• _Stated task_
Leave out all pictures. Return exactly the lines from the top of the material through the line containing "series_colors = [YELLOW, CYAN, BLUE]".

• _Information supplied_

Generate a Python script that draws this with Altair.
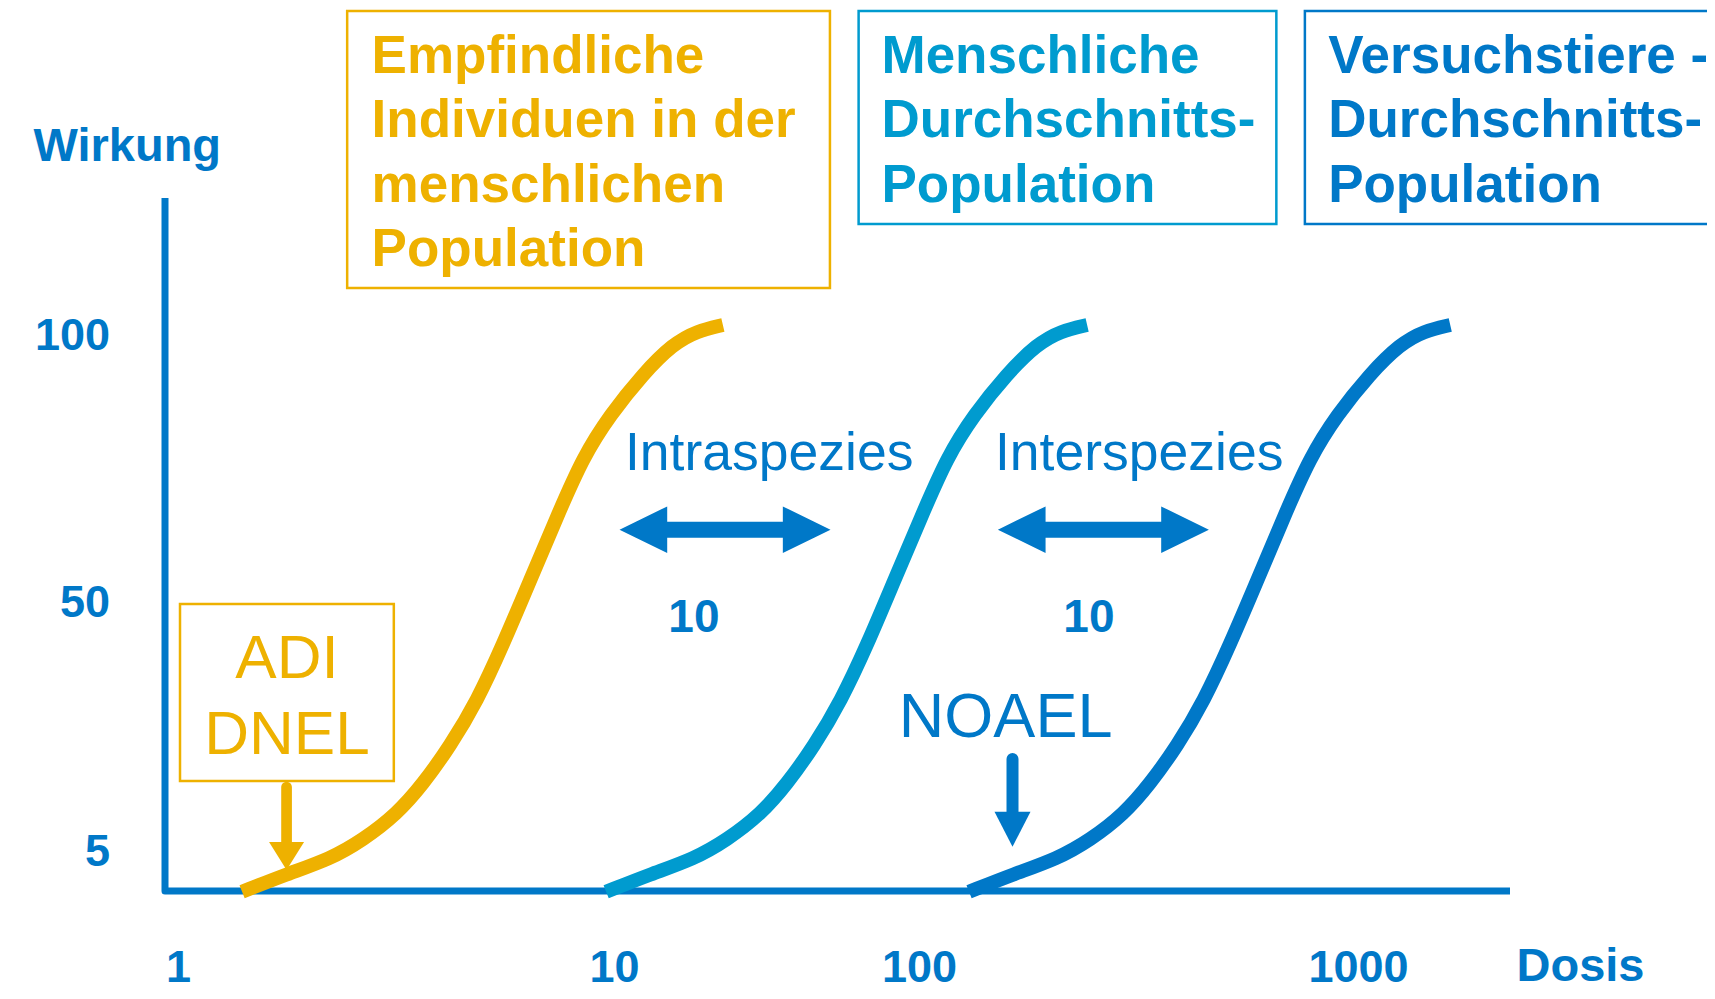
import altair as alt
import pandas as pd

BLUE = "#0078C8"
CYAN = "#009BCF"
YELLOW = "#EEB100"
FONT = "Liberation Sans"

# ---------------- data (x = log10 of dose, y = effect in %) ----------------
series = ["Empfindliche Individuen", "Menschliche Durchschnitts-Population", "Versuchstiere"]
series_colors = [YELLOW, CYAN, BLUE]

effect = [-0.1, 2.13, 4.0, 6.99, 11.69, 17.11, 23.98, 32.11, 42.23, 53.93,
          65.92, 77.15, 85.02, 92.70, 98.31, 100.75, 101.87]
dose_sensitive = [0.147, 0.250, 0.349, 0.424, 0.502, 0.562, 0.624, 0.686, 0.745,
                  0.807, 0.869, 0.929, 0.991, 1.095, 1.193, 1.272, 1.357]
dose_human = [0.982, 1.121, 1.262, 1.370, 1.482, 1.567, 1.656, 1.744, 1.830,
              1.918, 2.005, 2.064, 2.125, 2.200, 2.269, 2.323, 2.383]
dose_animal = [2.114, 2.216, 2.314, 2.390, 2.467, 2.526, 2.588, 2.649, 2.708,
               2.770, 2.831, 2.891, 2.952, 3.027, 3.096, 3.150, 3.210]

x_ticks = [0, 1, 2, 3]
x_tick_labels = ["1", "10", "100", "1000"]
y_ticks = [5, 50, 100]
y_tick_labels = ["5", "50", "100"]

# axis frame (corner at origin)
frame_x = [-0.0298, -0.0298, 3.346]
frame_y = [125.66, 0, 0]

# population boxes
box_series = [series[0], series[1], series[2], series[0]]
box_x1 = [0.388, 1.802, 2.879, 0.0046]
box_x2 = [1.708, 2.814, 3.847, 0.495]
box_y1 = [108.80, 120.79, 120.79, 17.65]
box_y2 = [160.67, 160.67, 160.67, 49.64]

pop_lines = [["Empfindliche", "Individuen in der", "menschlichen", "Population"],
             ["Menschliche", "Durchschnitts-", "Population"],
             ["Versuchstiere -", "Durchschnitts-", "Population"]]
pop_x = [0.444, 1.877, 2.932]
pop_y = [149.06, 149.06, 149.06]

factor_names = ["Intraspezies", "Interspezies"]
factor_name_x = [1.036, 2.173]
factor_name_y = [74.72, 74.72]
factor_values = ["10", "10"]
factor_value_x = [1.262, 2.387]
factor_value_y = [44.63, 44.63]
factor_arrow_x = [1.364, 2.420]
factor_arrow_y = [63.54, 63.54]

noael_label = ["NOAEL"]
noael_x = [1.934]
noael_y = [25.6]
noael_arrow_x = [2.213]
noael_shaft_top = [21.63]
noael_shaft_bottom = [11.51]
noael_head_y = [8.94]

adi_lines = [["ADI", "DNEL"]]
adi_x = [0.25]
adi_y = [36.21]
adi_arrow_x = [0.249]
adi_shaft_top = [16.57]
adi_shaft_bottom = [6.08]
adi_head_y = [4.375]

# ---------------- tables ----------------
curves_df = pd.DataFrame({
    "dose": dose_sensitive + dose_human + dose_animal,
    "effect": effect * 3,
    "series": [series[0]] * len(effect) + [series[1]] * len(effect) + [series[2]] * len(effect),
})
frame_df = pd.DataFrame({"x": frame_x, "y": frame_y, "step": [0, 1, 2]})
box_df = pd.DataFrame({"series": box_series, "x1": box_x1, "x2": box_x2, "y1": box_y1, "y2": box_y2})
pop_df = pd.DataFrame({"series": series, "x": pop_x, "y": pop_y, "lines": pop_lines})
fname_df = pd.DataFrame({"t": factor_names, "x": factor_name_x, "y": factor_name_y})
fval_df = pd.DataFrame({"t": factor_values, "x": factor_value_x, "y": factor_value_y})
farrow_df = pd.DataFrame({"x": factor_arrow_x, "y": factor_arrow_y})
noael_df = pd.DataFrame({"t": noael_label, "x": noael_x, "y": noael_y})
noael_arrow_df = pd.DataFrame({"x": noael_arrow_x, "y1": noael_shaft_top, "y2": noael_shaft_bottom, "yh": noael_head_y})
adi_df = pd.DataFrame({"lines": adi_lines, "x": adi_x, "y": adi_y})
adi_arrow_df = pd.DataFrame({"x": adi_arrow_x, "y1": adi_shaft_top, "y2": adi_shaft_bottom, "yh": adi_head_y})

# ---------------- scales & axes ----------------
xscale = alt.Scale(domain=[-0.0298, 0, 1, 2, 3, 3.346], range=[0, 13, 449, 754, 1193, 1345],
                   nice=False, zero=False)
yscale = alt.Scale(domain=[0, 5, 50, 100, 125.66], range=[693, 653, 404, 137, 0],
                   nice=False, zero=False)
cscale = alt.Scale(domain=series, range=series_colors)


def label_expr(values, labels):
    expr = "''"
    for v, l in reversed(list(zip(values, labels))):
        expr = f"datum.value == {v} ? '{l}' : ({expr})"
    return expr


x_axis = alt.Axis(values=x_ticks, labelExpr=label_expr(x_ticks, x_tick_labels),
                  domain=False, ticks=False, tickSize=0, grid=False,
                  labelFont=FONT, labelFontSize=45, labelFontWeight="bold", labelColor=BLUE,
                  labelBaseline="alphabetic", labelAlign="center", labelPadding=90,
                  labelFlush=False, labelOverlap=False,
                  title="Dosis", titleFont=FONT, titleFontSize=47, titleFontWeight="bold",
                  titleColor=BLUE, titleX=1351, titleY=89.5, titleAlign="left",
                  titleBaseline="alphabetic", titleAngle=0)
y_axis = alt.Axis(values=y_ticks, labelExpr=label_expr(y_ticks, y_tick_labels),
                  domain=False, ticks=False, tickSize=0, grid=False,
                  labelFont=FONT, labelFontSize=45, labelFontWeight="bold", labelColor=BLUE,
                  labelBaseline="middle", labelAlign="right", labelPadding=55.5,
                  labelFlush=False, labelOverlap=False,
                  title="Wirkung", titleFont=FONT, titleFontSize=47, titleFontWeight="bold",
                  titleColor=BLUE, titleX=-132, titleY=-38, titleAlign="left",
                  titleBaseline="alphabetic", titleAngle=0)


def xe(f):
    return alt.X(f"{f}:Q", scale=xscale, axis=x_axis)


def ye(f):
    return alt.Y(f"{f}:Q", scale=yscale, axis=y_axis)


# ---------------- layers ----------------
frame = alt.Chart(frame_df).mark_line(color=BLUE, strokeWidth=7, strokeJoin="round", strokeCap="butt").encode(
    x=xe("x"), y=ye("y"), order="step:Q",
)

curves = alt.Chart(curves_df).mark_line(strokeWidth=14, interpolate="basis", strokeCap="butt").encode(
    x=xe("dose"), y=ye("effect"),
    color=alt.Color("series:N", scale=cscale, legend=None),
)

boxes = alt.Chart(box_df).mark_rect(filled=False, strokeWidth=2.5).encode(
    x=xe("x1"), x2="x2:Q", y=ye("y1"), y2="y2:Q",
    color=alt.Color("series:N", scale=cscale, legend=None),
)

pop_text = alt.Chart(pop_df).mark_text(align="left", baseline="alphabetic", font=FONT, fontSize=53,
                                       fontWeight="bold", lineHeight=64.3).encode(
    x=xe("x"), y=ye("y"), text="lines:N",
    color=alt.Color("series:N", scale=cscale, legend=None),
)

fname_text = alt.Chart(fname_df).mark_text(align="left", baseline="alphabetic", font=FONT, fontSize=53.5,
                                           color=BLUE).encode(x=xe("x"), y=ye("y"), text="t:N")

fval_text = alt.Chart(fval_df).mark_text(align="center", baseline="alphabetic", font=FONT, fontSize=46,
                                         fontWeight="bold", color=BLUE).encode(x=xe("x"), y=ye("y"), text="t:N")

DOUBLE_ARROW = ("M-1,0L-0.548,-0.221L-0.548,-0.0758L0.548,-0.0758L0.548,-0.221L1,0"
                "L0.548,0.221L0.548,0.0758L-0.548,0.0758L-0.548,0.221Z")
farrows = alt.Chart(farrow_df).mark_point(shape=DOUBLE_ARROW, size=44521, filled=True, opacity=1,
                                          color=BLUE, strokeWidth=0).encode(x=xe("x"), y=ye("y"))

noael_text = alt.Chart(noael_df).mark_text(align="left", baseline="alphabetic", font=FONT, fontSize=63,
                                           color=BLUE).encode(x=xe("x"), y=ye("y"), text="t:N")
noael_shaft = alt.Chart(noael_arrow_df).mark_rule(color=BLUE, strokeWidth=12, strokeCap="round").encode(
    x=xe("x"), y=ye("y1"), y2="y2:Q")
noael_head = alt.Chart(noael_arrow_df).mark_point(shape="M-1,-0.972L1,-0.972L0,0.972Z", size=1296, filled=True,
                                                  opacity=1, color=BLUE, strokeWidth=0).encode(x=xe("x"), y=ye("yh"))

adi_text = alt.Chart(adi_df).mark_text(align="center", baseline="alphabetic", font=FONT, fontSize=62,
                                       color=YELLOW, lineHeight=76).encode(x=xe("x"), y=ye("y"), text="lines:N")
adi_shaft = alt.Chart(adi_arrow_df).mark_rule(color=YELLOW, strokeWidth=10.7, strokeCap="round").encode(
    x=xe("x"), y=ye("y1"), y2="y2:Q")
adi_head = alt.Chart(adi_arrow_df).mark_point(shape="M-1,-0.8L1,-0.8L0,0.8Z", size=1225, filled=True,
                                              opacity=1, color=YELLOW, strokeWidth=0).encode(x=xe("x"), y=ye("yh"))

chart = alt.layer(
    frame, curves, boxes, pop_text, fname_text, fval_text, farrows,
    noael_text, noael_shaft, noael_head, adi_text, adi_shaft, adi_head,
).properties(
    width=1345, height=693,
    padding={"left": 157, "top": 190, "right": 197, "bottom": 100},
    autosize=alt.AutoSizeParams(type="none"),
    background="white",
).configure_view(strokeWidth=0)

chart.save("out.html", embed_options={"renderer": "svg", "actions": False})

• _Written solution_
Generate a Python script that draws this with Altair.
import altair as alt
import pandas as pd

BLUE = "#0078C8"
CYAN = "#009BCF"
YELLOW = "#EEB100"
FONT = "Liberation Sans"

# ---------------- data (x = log10 of dose, y = effect in %) ----------------
series = ["Empfindliche Individuen", "Menschliche Durchschnitts-Population", "Versuchstiere"]
series_colors = [YELLOW, CYAN, BLUE]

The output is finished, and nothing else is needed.